In 1977 and 1978, Popular Science magazine carried adverts for “THE JET POWERED SPACE RANGER”.
As Popsci notes:
…nothing can beat this mail order item. The Space Ranger could reach a height of 5,000 feet (1524 m), could take off and land vertically, and ran on “easily obtainable fuel.” Despite its fantastical appearance, the Space Ranger could be easily assembled in just a few days (supposedly). The entire thing weighed 250 pounds (113 kg) and was available for a mere $5,795 – though in 1977 this was about the price of a Ford Falcon.
Did it work, this personal spaceship for under six grand?
Was it better than Bensen Aircraft Corporation’s build-it-yourself gyrocopter of 1968?
As Yeoman says:
The ad says it will fly to an altitude of 5,000 feet, and it can go forwards, backwards and sideways! I mean, this is going to change everything – why take a car anymore when this can take off vertically from almost any location? I’m sold. Where do I sign?
I did a little research on the subject (and I do mean little) and found that the G8-2-130 jets use very little fuel (propane) and are ecologically clean (the exhaust is carbon dioxide, nitrogen and steam). I found this photo fromanother site about the Space Ranger. (That woman’s bell bottoms look wide enough to get her airborne without need of a spaceship.)
No more need to scar the land with ugly roads (which are made largely of oil, themselves). All that needs to be done is just pimp it a little bit – install some cup holders, enclose it in a cool frame, add satellite radio, A/C, and some headlights for night flying and we’re in business!
Not only would this drastically cut our dependence on foreign oil, but this would save the automobile industry. Of course, they’d have to rename it. “Space Ranger” sounds sort of corny to today’s consumer. It needs to be something like The Dodge Prion, The Chevy Luxor or The Ford Oracle.
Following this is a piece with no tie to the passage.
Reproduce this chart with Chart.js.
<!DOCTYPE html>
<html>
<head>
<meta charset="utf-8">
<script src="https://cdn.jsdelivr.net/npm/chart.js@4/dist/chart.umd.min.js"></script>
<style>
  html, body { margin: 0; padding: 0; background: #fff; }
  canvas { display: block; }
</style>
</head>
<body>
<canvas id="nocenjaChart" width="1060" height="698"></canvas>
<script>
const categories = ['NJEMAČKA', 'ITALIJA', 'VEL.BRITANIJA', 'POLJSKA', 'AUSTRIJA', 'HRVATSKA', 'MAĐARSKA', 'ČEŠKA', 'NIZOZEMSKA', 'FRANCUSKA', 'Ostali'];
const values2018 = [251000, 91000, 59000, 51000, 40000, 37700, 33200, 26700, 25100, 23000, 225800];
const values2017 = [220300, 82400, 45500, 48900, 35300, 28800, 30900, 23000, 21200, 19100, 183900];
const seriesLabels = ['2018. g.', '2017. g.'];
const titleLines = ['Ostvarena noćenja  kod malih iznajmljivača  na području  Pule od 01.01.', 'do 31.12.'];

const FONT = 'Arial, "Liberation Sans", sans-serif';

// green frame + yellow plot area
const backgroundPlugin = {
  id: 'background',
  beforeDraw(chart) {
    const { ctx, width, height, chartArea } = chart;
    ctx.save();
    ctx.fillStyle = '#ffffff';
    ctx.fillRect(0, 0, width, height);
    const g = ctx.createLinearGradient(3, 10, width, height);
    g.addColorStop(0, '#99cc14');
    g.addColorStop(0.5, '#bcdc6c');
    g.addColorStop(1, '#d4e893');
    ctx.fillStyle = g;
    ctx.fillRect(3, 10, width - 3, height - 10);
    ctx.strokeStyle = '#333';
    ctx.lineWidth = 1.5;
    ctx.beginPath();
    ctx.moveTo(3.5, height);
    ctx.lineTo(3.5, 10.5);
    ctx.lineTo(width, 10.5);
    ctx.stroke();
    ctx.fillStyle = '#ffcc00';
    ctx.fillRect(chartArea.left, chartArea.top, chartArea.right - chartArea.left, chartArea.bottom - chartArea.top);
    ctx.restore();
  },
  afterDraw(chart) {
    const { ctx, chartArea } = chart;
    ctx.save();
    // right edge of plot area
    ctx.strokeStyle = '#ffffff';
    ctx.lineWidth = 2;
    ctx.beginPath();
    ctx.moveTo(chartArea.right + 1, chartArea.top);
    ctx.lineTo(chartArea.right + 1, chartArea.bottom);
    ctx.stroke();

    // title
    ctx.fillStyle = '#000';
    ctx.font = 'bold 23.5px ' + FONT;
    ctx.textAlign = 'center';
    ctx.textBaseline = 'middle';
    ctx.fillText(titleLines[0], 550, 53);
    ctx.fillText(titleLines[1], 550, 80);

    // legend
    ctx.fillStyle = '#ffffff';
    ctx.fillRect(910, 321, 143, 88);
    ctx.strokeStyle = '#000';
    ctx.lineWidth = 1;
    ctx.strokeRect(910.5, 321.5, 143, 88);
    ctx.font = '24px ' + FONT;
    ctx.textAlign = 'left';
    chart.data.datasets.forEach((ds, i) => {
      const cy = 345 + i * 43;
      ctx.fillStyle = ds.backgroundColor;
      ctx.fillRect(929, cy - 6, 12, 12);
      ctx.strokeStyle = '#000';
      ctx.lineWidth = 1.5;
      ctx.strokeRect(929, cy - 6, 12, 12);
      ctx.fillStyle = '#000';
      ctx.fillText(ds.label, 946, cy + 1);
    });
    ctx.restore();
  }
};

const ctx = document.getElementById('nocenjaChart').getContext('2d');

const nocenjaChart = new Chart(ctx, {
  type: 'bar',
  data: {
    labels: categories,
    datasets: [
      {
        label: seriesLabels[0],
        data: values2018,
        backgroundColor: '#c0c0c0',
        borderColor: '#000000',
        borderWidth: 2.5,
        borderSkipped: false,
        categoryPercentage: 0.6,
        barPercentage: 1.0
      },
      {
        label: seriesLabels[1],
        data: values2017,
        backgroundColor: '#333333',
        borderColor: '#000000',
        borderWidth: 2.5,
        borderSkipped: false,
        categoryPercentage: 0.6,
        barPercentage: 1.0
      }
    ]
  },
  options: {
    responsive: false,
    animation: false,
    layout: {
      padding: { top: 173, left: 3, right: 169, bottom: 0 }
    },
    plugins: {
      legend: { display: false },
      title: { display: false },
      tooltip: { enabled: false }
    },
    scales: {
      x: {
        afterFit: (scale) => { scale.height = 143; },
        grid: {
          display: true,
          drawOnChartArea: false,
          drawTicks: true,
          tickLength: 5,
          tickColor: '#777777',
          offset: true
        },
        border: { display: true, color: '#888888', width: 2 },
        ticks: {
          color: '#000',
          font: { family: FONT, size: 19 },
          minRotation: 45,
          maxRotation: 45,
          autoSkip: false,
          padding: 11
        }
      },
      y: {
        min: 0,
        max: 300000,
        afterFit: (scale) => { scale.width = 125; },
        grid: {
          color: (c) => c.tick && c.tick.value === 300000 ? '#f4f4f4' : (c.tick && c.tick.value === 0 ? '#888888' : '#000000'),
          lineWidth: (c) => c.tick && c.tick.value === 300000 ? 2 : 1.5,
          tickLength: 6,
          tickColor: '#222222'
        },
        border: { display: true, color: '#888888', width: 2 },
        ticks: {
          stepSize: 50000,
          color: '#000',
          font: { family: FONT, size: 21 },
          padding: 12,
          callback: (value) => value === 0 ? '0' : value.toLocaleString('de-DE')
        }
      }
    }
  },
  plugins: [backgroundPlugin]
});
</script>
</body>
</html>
In tests inventor Space Ranger inventor Richard Timewell had started a few bush fires, hit some trees and his brother John had broken a rib. On the plus side, he had taken one ride to 200 feet.
On April 10, 1978, Richard, 32, told the Eugene Register-Guard that he and his wife Josephine had invested $70,000 in the venture. “That’s all out savings and a mortgage on our home,” said Richard. “We’ve got nothing left.” But he had a dream, adding: “I’m convinced that my product will be a viable alternative to the automobile.”
Did it sell? Well, at the time that report went out, one Space Ranger left the shelves. Richard said he had received lots of interest from the Swiss national police, an Iranian construction firm, actor Clint Walker and a funeral home.
Yeah, a funeral home. Why? Well, as Richard said: “This machine doesn’t glide at all if the power’s gone. It just drops like a rock.”